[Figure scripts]
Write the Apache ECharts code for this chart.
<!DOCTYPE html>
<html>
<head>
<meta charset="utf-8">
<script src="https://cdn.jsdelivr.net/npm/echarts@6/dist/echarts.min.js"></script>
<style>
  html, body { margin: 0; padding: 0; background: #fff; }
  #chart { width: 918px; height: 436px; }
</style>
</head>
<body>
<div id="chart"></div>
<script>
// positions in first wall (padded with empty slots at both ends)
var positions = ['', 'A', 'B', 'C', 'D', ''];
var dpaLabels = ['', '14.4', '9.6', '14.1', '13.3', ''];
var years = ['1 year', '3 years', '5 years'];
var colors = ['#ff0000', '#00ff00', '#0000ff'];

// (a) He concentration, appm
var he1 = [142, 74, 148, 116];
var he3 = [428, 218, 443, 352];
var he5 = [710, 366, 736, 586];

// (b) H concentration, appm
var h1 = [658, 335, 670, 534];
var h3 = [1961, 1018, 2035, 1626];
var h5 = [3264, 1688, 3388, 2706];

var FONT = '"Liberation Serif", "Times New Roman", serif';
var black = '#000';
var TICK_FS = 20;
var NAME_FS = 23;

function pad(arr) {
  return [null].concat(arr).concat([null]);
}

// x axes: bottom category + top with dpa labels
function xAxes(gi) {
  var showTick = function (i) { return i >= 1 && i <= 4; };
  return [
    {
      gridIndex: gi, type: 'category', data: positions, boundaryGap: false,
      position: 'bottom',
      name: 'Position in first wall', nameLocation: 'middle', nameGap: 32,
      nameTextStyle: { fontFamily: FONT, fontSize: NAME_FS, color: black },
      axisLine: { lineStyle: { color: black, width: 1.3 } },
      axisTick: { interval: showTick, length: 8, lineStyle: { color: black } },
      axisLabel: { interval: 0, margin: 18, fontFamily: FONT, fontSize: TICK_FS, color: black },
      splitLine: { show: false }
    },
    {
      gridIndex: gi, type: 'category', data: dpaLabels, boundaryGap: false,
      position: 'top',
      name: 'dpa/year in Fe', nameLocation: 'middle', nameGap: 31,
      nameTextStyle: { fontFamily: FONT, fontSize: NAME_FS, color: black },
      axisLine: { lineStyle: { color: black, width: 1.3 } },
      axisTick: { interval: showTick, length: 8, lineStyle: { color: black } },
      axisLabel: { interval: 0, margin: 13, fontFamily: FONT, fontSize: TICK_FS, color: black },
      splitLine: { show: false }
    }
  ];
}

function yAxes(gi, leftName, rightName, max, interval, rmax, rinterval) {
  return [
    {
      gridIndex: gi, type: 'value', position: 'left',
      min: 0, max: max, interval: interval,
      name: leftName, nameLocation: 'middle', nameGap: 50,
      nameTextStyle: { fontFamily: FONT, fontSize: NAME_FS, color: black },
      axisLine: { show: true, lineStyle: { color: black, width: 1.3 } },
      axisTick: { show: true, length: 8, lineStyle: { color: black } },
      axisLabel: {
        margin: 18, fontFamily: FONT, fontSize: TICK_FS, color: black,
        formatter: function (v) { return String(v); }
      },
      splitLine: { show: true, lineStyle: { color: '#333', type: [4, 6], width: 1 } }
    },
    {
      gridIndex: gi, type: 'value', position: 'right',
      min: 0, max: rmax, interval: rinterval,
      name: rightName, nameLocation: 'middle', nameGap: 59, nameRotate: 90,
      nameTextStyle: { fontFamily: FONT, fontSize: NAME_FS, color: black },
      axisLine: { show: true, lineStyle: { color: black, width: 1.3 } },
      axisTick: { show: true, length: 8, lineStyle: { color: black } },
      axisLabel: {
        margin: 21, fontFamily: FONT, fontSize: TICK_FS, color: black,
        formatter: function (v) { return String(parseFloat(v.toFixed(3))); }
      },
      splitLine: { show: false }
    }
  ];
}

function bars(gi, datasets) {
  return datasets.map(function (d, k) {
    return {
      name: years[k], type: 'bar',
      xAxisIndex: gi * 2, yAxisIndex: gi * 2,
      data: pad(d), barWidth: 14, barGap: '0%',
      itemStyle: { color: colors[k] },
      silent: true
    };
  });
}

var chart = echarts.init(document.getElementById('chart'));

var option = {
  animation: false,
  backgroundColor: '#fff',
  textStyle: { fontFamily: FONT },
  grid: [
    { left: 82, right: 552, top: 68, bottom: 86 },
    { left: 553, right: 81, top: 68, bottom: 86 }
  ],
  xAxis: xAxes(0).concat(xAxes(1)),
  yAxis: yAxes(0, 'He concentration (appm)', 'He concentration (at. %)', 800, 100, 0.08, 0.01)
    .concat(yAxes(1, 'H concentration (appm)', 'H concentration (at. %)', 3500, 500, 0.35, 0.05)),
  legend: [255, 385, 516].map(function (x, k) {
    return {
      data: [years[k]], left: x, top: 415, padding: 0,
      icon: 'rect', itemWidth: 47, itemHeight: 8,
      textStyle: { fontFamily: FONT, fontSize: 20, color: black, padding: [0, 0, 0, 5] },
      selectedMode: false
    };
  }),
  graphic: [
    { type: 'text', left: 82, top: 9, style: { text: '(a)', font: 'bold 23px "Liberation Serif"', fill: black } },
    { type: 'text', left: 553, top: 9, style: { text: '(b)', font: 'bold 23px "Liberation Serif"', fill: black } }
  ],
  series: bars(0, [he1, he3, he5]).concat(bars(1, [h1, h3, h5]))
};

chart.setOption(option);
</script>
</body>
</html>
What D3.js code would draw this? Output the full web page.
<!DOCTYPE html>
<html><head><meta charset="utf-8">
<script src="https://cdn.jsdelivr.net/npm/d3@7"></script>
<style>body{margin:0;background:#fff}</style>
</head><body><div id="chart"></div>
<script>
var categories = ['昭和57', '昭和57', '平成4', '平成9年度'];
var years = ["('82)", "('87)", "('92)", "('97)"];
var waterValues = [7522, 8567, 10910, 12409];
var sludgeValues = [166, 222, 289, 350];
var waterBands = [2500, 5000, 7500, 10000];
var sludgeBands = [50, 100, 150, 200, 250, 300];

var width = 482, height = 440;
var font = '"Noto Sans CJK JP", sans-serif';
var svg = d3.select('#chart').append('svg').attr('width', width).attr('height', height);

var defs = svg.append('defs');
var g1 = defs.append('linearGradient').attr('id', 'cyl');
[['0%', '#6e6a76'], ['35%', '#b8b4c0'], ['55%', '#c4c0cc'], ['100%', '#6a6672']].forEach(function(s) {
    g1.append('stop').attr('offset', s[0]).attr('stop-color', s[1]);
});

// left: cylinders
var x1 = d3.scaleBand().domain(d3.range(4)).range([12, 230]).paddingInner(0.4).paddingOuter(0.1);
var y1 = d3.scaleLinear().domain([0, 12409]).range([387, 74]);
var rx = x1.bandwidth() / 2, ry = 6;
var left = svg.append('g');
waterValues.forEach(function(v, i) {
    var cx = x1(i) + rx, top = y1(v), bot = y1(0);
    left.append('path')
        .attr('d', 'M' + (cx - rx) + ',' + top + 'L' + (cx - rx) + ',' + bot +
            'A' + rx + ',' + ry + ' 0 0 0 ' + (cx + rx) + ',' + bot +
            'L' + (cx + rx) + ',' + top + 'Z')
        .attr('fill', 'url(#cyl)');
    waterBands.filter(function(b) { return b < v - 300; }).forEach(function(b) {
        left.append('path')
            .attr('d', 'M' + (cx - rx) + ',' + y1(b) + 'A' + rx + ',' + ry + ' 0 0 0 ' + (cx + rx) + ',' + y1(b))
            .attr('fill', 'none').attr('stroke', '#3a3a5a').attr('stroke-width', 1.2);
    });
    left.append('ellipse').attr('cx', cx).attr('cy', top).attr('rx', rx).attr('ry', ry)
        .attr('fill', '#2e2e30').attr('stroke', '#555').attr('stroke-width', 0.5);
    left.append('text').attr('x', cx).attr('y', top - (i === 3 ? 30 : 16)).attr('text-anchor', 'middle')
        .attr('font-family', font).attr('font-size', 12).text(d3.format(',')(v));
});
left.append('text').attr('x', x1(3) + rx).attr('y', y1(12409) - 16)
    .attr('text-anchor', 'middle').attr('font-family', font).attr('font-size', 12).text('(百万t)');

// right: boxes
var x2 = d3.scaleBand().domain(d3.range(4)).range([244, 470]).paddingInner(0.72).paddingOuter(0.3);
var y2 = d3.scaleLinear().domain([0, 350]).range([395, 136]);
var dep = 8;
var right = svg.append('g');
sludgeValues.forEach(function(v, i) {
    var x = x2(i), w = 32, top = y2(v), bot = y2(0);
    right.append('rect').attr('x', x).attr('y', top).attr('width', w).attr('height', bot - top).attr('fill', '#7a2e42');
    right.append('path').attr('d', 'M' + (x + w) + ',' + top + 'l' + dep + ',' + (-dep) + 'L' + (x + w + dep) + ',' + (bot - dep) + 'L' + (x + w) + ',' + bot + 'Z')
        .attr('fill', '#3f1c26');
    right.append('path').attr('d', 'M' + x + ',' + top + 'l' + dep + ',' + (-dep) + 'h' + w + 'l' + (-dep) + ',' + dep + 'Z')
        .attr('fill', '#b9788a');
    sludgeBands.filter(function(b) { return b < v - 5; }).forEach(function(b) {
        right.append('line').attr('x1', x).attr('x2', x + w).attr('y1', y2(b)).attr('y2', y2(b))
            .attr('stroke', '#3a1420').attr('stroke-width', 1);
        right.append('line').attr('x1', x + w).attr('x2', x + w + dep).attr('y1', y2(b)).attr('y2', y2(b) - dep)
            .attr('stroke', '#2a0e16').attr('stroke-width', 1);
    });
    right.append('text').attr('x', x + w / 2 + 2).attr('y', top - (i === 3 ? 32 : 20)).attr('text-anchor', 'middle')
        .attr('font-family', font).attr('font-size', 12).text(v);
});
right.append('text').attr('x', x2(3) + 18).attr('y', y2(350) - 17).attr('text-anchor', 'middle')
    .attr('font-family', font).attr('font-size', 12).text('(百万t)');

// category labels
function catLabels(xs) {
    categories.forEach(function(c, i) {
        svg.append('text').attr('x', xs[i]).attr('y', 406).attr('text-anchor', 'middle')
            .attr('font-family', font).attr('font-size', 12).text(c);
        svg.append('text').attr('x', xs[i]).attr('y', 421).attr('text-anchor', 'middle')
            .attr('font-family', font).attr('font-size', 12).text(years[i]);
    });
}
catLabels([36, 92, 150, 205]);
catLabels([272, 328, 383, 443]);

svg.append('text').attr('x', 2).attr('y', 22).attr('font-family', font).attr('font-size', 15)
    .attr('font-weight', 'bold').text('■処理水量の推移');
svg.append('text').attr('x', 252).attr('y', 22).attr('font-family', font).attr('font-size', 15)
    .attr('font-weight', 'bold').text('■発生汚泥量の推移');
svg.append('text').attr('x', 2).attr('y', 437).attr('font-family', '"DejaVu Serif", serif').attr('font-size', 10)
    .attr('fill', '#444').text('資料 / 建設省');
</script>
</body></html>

* **WRITTEN EXERCISE**: Using the entries above, extract exactly the span from the line with "What D3.js code" to the line with "var sludgeBands = [50, 100, 150, 200, 250, 300];", both lines included; leave out everything else.

* **ANSWER TO THE PROBLEM**:
What D3.js code would draw this? Output the full web page.
<!DOCTYPE html>
<html><head><meta charset="utf-8">
<script src="https://cdn.jsdelivr.net/npm/d3@7"></script>
<style>body{margin:0;background:#fff}</style>
</head><body><div id="chart"></div>
<script>
var categories = ['昭和57', '昭和57', '平成4', '平成9年度'];
var years = ["('82)", "('87)", "('92)", "('97)"];
var waterValues = [7522, 8567, 10910, 12409];
var sludgeValues = [166, 222, 289, 350];
var waterBands = [2500, 5000, 7500, 10000];
var sludgeBands = [50, 100, 150, 200, 250, 300];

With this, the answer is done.